There is no right answer to your question. Optimiation is often a balancing 
act between competing goals, for example, cpu vs menory, speed vs memory 
safety, different workloads, avoiding worst cases, and so on.

Here's a peek at the problem in 2018: https://go.dev/blog/ismmkeynote.Since 
then, there have been other refinements. In 2018,, a primary goal was to 
reduce gc latency.

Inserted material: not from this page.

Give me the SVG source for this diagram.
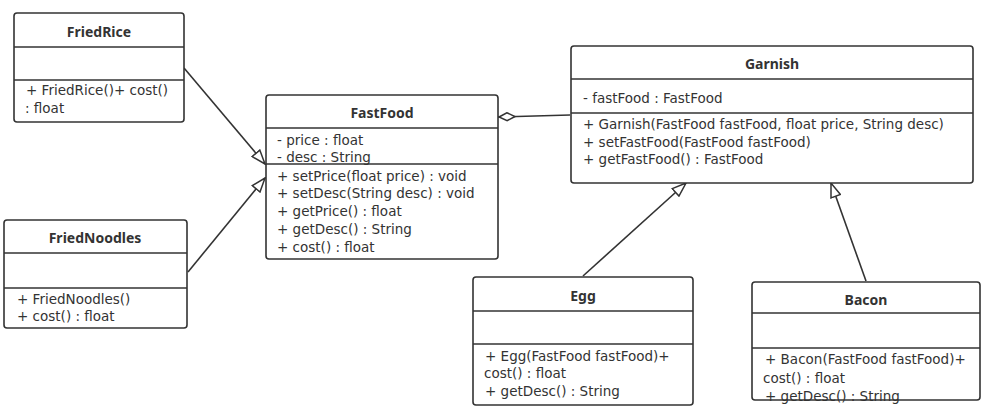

Once you fix that, other issues come to the fore.

Peter

On Tuesday, December 14, 2021 at 4:14:14 AM UTC-5 kurnia...@gmail.com wrote:

> oh, maybe they just trying random configuration (1min, 5min, or something 
> else)
> and 2min is the best result
>
> On Tuesday, December 14, 2021 at 4:13:05 PM UTC+7 Kurnia D Win wrote:
>
>> okay, thanks for the explanation, 
>> suggesting me to change language to rust/c is not answering my curiosity
>> I ask it because I'm trying to learn the runtime, and the "why" behind 
>> some decision that already made
>> for now, I will just follow it blindly, because the go developers already 
>> made that decision
>>
>> thank you
>>
>> On Tuesday, December 14, 2021 at 3:27:18 PM UTC+7 Brian Candler wrote:
>>
>>> On Tuesday, 14 December 2021 at 03:28:26 UTC kurnia...@gmail.com wrote:
>>>
>>>> the problem with it, when you have a large live heap but with efficient 
>>>> code (most of the hot code is zero alloc), the runtime will be wasting CPU 
>>>> time every 2 minutes just to find out that there is no garbage to collect
>>>>
>>>
>>> Let's say it wastes, say, 10 milliseconds every 2 minutes - and it 
>>> doesn't even stop the program for that time but runs GC in a separate 
>>> thread. Is that a big deal, in order to give reasonable behaviour across a 
>>> wide range of programs?
>>>
>>> If you need such fine low-level control, then maybe a different language 
>>> like Rust (or even C) might be better for your application.